» Your goal
Search the entries for the word "this" and pull out each line that has it.
#### Material provided
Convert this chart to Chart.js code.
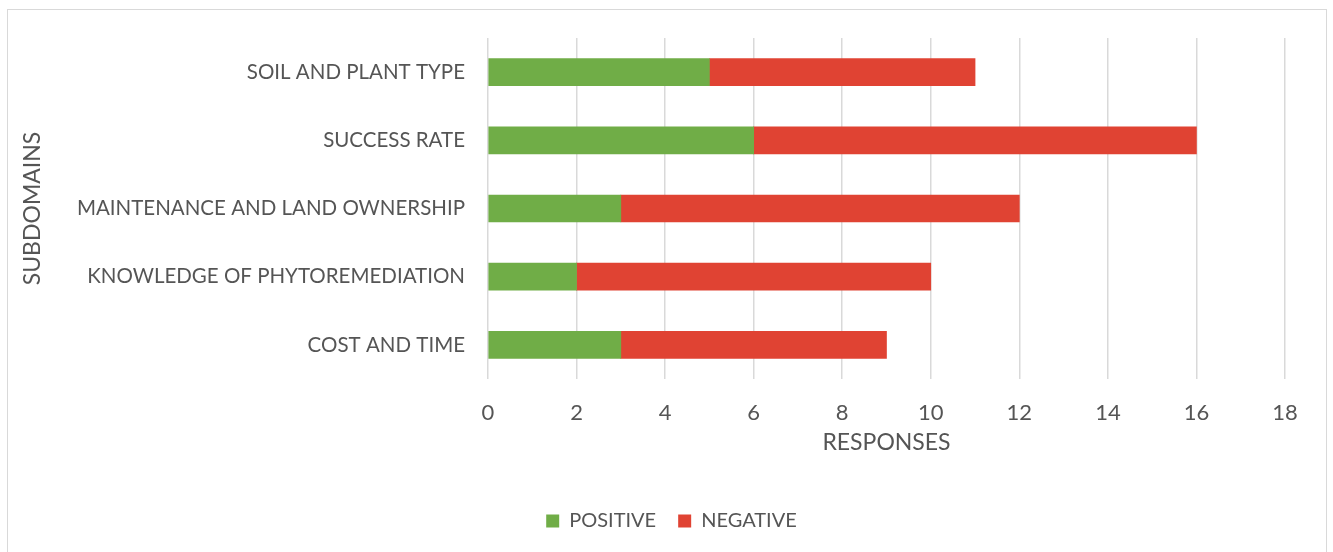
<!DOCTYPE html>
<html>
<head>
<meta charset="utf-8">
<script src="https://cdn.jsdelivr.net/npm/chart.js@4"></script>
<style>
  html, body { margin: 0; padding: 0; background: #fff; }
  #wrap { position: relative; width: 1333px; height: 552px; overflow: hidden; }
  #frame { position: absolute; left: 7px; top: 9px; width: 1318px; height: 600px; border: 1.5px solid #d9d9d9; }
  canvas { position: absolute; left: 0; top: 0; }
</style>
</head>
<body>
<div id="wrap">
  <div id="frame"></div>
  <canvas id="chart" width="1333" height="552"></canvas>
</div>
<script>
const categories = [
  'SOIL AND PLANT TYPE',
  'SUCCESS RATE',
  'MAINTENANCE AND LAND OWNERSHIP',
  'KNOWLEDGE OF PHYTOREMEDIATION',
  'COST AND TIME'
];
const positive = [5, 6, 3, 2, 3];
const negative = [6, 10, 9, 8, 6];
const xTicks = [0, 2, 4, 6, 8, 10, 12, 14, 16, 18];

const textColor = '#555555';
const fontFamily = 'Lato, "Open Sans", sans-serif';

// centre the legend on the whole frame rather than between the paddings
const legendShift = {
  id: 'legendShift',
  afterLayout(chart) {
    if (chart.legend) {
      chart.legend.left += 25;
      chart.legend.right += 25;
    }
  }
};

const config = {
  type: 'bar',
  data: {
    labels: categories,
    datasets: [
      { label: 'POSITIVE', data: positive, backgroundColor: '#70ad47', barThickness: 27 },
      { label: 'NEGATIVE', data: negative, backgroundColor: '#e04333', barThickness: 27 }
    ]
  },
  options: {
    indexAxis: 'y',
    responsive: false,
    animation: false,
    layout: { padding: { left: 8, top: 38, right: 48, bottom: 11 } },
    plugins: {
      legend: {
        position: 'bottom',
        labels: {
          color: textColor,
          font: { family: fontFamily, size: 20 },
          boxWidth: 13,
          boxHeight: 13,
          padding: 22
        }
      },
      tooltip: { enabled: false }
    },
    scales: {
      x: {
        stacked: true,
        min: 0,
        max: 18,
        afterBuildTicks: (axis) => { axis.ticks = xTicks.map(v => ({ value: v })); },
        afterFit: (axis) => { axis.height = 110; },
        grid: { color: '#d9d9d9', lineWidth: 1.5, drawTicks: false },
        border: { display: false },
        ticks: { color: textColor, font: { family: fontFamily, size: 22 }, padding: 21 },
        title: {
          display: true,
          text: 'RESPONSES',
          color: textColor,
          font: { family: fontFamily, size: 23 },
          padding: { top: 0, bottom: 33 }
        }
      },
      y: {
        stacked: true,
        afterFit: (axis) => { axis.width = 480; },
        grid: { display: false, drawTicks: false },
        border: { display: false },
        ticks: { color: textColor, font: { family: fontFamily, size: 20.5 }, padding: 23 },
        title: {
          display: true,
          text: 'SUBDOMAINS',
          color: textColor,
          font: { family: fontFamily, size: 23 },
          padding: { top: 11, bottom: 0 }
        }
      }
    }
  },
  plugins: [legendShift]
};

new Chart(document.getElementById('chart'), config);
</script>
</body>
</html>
########
#### Material provided
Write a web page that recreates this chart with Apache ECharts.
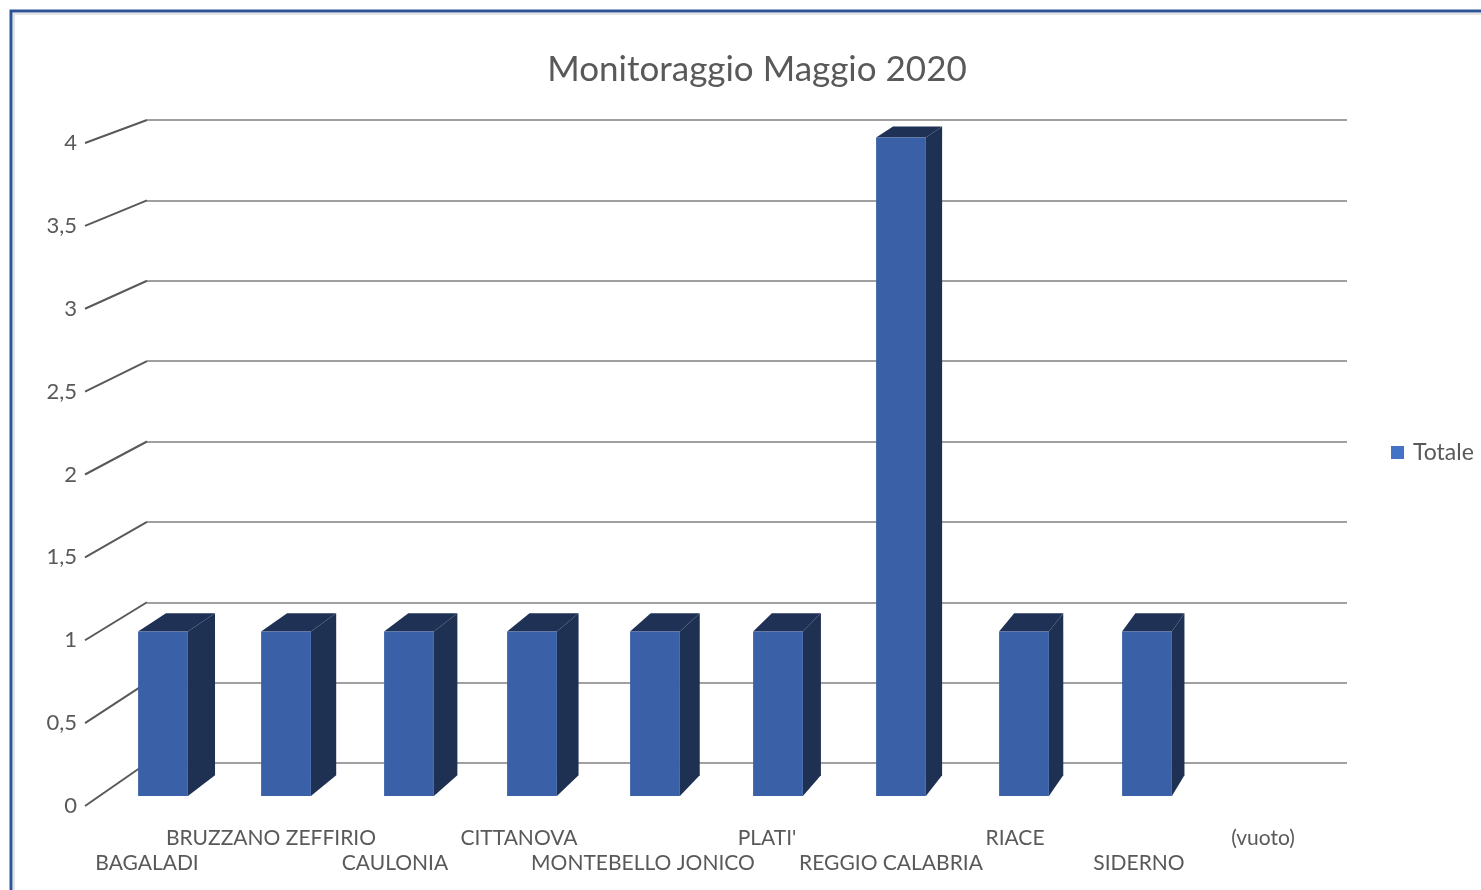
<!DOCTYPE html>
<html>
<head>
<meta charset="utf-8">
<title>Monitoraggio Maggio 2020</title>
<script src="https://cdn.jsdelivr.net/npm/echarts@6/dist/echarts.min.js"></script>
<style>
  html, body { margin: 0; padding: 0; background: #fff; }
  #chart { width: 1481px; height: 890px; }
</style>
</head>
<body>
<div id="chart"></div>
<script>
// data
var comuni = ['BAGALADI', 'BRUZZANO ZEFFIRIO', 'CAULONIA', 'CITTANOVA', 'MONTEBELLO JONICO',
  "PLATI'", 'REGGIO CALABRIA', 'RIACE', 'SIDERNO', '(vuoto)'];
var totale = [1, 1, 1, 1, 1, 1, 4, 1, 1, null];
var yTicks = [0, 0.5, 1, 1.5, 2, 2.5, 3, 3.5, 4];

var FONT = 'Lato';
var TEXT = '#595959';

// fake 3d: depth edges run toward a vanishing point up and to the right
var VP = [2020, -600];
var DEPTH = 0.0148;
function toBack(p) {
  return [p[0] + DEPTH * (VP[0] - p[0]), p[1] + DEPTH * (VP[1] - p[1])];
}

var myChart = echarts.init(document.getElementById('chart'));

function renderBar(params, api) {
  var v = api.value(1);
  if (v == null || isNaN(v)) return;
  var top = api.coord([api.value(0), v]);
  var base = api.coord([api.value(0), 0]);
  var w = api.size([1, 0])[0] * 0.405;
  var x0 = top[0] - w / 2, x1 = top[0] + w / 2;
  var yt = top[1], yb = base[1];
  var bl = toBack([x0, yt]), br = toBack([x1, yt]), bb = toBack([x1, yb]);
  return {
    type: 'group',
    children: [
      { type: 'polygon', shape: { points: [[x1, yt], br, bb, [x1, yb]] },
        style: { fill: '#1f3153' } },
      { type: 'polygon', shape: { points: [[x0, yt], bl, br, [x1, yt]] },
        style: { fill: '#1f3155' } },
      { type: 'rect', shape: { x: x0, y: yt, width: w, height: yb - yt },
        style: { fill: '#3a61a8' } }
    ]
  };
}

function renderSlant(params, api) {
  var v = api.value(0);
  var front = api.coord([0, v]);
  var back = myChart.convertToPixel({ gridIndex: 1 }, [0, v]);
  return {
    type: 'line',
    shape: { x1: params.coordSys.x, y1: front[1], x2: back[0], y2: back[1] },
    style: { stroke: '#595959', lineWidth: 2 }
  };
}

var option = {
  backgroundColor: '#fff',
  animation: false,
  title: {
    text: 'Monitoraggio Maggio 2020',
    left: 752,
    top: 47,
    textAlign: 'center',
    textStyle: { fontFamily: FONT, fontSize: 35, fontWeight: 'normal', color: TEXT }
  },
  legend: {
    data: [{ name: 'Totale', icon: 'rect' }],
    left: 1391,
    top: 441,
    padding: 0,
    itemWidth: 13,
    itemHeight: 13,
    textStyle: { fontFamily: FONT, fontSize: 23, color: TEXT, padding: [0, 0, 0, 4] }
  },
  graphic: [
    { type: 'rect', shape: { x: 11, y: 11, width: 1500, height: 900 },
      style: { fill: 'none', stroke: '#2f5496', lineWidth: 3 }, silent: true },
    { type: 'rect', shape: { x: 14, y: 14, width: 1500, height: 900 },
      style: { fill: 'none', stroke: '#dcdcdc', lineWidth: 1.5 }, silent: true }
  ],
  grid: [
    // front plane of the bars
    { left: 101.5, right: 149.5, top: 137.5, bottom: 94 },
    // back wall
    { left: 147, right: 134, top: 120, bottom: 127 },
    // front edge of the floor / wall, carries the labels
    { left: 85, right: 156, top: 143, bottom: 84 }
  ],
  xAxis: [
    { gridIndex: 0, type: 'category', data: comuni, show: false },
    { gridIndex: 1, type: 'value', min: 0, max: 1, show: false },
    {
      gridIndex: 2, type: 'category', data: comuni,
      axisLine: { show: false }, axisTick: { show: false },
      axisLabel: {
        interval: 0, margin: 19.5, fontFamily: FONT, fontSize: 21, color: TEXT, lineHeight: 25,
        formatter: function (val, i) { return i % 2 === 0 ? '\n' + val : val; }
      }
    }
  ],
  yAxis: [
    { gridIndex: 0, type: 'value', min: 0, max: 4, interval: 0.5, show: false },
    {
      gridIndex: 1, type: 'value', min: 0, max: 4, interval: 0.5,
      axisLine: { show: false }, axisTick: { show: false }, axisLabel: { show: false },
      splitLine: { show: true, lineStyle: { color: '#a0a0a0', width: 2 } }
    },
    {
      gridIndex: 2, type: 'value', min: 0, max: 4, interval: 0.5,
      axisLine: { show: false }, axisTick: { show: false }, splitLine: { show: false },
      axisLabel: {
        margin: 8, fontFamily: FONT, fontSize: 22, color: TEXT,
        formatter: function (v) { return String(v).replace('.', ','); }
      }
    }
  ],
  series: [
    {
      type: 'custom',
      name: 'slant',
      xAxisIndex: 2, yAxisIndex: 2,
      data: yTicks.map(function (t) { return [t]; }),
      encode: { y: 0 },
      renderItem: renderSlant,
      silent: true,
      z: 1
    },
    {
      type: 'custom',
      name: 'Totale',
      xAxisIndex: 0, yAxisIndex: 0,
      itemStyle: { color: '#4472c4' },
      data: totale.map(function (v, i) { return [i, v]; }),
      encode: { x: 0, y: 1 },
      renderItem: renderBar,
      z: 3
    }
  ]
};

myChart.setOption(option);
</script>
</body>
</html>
########
#### Material provided
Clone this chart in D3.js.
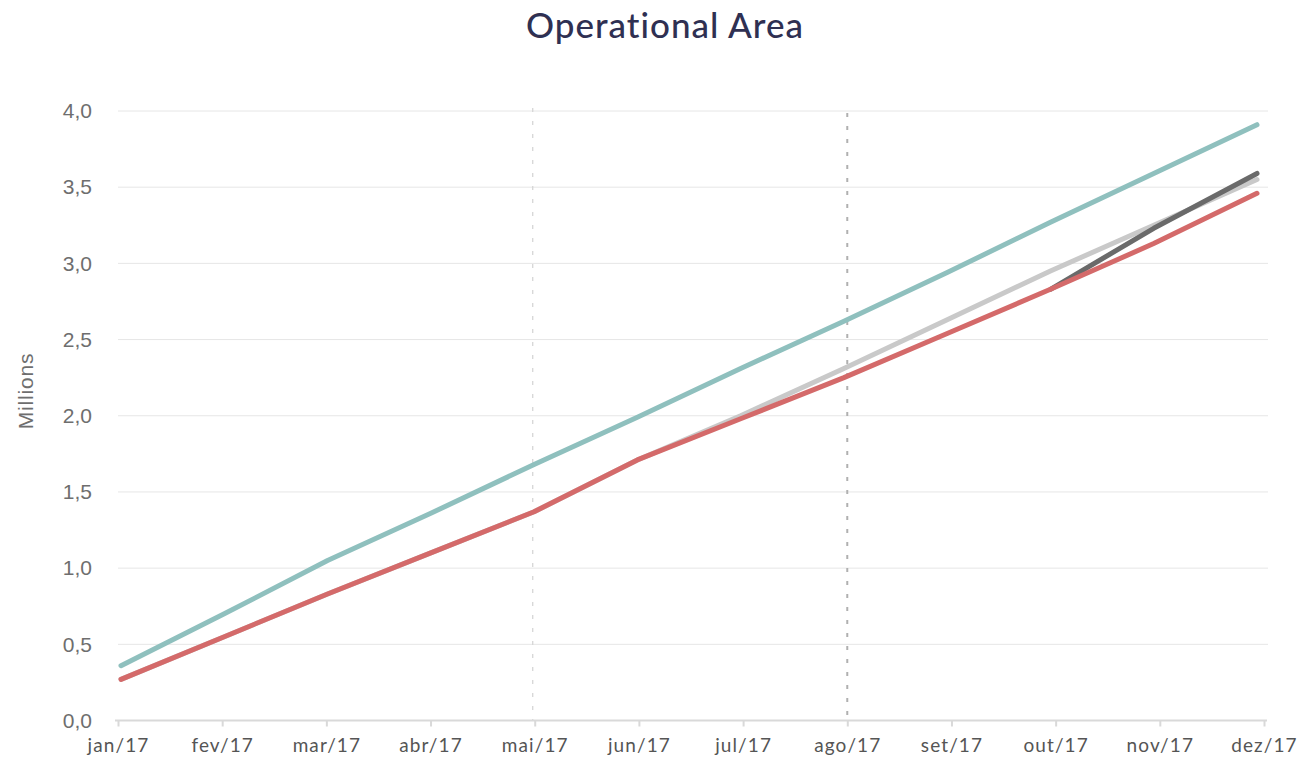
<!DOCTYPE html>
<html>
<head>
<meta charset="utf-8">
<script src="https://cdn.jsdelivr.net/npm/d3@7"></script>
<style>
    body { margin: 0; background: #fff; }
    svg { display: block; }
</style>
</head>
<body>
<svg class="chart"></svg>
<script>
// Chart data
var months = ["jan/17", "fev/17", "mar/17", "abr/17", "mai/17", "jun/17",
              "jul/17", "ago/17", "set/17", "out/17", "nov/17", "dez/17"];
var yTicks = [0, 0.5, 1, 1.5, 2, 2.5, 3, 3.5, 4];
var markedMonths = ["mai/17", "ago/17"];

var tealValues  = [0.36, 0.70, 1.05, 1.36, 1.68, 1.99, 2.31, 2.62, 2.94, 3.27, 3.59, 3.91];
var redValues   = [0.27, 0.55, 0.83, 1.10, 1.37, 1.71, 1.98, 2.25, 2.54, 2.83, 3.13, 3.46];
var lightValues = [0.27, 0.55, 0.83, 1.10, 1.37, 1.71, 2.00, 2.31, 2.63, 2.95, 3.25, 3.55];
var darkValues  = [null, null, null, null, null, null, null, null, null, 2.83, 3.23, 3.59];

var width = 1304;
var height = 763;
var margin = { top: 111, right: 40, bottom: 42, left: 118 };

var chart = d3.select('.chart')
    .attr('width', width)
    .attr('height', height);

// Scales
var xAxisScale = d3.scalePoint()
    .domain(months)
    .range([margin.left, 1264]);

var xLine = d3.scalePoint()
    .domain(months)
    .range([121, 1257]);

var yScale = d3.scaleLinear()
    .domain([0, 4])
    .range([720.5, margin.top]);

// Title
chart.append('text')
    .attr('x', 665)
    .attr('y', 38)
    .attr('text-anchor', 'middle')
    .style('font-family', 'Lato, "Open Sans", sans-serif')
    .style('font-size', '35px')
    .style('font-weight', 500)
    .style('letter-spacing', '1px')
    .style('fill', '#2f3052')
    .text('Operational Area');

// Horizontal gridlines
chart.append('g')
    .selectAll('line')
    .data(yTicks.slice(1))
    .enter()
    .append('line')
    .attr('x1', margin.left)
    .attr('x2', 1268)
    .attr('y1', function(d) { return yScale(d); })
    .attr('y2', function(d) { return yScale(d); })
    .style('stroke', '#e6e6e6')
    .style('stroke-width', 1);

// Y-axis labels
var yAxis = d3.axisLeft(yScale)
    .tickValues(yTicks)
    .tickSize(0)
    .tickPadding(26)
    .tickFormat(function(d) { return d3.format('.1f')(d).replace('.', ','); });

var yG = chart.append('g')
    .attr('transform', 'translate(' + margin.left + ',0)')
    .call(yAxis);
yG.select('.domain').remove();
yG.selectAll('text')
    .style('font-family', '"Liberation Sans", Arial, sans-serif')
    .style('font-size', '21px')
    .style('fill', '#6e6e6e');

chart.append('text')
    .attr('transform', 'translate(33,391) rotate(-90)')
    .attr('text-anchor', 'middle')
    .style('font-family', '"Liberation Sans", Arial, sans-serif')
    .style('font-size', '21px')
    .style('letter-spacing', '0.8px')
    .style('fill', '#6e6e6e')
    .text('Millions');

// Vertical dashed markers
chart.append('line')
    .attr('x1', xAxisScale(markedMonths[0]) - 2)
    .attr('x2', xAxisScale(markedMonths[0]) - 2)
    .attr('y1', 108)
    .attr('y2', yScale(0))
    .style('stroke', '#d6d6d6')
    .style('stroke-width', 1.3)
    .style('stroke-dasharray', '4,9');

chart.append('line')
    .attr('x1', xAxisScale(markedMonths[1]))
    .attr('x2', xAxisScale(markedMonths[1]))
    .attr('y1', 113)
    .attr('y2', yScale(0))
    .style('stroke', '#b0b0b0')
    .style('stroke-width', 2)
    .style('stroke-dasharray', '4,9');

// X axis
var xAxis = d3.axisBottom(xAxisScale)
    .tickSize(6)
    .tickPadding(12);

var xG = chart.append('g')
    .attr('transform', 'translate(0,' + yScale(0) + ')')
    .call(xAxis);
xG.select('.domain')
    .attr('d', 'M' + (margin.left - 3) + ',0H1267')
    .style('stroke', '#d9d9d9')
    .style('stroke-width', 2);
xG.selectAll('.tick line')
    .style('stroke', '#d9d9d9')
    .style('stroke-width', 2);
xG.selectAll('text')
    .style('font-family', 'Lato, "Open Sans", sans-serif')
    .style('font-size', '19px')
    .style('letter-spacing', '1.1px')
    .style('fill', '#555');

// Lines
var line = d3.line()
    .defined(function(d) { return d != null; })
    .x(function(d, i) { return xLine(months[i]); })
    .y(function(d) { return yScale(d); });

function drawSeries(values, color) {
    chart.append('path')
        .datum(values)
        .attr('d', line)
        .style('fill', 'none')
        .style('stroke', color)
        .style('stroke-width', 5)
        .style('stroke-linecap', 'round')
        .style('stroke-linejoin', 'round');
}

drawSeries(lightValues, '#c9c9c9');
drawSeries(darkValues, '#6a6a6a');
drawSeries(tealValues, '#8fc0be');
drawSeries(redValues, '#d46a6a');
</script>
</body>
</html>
########
» Solved exercise
Convert this chart to Chart.js code.
Write a web page that recreates this chart with Apache ECharts.
Clone this chart in D3.js.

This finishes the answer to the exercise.